- SHORT TASK -
Exactly as written, retype the listing below, omitting the pictures.

- DATASET SECTION -
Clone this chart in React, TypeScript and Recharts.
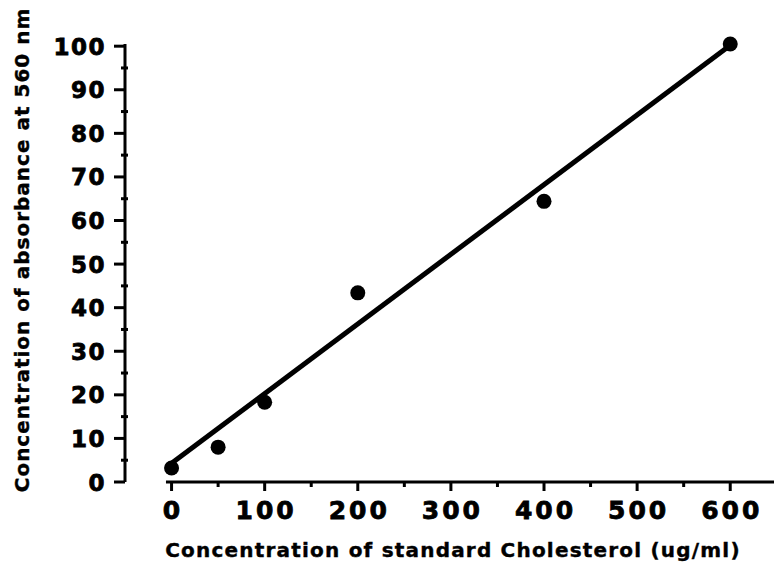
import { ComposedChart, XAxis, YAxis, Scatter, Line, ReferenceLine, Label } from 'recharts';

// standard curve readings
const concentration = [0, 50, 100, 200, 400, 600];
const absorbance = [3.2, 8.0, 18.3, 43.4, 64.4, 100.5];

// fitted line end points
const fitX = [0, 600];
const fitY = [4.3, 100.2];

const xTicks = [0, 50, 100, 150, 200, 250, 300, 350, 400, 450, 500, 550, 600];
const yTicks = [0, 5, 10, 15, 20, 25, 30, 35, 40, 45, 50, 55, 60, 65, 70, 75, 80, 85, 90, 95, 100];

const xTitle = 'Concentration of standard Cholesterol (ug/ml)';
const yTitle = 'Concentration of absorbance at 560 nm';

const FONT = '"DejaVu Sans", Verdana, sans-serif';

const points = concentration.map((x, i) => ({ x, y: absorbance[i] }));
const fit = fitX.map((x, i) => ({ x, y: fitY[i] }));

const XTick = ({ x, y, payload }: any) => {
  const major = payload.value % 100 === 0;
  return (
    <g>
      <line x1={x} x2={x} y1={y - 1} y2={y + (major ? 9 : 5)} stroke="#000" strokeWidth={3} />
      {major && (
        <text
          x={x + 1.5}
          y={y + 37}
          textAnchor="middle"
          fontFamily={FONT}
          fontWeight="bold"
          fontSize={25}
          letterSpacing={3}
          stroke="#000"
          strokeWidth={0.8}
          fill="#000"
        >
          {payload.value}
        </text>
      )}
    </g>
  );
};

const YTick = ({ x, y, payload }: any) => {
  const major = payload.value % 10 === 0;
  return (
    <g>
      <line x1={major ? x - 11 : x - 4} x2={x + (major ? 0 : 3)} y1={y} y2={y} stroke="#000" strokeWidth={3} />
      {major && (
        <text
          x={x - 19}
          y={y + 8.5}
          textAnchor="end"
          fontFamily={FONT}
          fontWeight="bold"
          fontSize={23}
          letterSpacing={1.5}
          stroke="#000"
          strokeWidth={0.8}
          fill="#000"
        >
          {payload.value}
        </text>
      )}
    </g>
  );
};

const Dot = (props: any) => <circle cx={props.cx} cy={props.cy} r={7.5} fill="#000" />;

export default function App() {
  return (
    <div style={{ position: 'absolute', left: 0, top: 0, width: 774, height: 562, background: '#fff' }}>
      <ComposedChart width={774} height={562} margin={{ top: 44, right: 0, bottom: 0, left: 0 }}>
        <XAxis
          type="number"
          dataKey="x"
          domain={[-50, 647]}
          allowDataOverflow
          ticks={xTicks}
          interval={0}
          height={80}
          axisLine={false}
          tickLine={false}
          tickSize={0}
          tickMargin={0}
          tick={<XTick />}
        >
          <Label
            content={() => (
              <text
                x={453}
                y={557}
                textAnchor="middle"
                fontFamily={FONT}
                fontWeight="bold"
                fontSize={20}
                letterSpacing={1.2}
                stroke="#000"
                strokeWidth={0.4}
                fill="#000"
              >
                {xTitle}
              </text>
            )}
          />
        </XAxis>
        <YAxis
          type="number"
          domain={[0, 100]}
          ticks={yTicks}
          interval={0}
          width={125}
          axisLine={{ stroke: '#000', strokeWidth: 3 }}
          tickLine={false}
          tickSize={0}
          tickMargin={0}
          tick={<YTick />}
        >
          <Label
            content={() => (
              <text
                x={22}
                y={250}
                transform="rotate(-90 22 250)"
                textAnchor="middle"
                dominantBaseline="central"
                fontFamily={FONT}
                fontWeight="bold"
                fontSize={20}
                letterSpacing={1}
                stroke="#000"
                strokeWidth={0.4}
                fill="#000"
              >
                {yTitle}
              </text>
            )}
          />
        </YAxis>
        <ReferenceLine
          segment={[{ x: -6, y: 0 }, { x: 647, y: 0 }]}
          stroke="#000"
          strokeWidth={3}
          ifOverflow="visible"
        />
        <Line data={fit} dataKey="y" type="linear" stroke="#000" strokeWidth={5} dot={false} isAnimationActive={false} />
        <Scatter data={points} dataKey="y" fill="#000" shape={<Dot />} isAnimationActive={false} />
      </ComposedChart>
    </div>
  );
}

- REPLY TO THE EXERCISE -
Clone this chart in React, TypeScript and Recharts.
import { ComposedChart, XAxis, YAxis, Scatter, Line, ReferenceLine, Label } from 'recharts';

// standard curve readings
const concentration = [0, 50, 100, 200, 400, 600];
const absorbance = [3.2, 8.0, 18.3, 43.4, 64.4, 100.5];

// fitted line end points
const fitX = [0, 600];
const fitY = [4.3, 100.2];

const xTicks = [0, 50, 100, 150, 200, 250, 300, 350, 400, 450, 500, 550, 600];
const yTicks = [0, 5, 10, 15, 20, 25, 30, 35, 40, 45, 50, 55, 60, 65, 70, 75, 80, 85, 90, 95, 100];

const xTitle = 'Concentration of standard Cholesterol (ug/ml)';
const yTitle = 'Concentration of absorbance at 560 nm';

const FONT = '"DejaVu Sans", Verdana, sans-serif';

const points = concentration.map((x, i) => ({ x, y: absorbance[i] }));
const fit = fitX.map((x, i) => ({ x, y: fitY[i] }));

const XTick = ({ x, y, payload }: any) => {
  const major = payload.value % 100 === 0;
  return (
    <g>
      <line x1={x} x2={x} y1={y - 1} y2={y + (major ? 9 : 5)} stroke="#000" strokeWidth={3} />
      {major && (
        <text
          x={x + 1.5}
          y={y + 37}
          textAnchor="middle"
          fontFamily={FONT}
          fontWeight="bold"
          fontSize={25}
          letterSpacing={3}
          stroke="#000"
          strokeWidth={0.8}
          fill="#000"
        >
          {payload.value}
        </text>
      )}
    </g>
  );
};

const YTick = ({ x, y, payload }: any) => {
  const major = payload.value % 10 === 0;
  return (
    <g>
      <line x1={major ? x - 11 : x - 4} x2={x + (major ? 0 : 3)} y1={y} y2={y} stroke="#000" strokeWidth={3} />
      {major && (
        <text
          x={x - 19}
          y={y + 8.5}
          textAnchor="end"
          fontFamily={FONT}
          fontWeight="bold"
          fontSize={23}
          letterSpacing={1.5}
          stroke="#000"
          strokeWidth={0.8}
          fill="#000"
        >
          {payload.value}
        </text>
      )}
    </g>
  );
};

const Dot = (props: any) => <circle cx={props.cx} cy={props.cy} r={7.5} fill="#000" />;

export default function App() {
  return (
    <div style={{ position: 'absolute', left: 0, top: 0, width: 774, height: 562, background: '#fff' }}>
      <ComposedChart width={774} height={562} margin={{ top: 44, right: 0, bottom: 0, left: 0 }}>
        <XAxis
          type="number"
          dataKey="x"
          domain={[-50, 647]}
          allowDataOverflow
          ticks={xTicks}
          interval={0}
          height={80}
          axisLine={false}
          tickLine={false}
          tickSize={0}
          tickMargin={0}
          tick={<XTick />}
        >
          <Label
            content={() => (
              <text
                x={453}
                y={557}
                textAnchor="middle"
                fontFamily={FONT}
                fontWeight="bold"
                fontSize={20}
                letterSpacing={1.2}
                stroke="#000"
                strokeWidth={0.4}
                fill="#000"
              >
                {xTitle}
              </text>
            )}
          />
        </XAxis>
        <YAxis
          type="number"
          domain={[0, 100]}
          ticks={yTicks}
          interval={0}
          width={125}
          axisLine={{ stroke: '#000', strokeWidth: 3 }}
          tickLine={false}
          tickSize={0}
          tickMargin={0}
          tick={<YTick />}
        >
          <Label
            content={() => (
              <text
                x={22}
                y={250}
                transform="rotate(-90 22 250)"
                textAnchor="middle"
                dominantBaseline="central"
                fontFamily={FONT}
                fontWeight="bold"
                fontSize={20}
                letterSpacing={1}
                stroke="#000"
                strokeWidth={0.4}
                fill="#000"
              >
                {yTitle}
              </text>
            )}
          />
        </YAxis>
        <ReferenceLine
          segment={[{ x: -6, y: 0 }, { x: 647, y: 0 }]}
          stroke="#000"
          strokeWidth={3}
          ifOverflow="visible"
        />
        <Line data={fit} dataKey="y" type="linear" stroke="#000" strokeWidth={5} dot={false} isAnimationActive={false} />
        <Scatter data={points} dataKey="y" fill="#000" shape={<Dot />} isAnimationActive={false} />
      </ComposedChart>
    </div>
  );
}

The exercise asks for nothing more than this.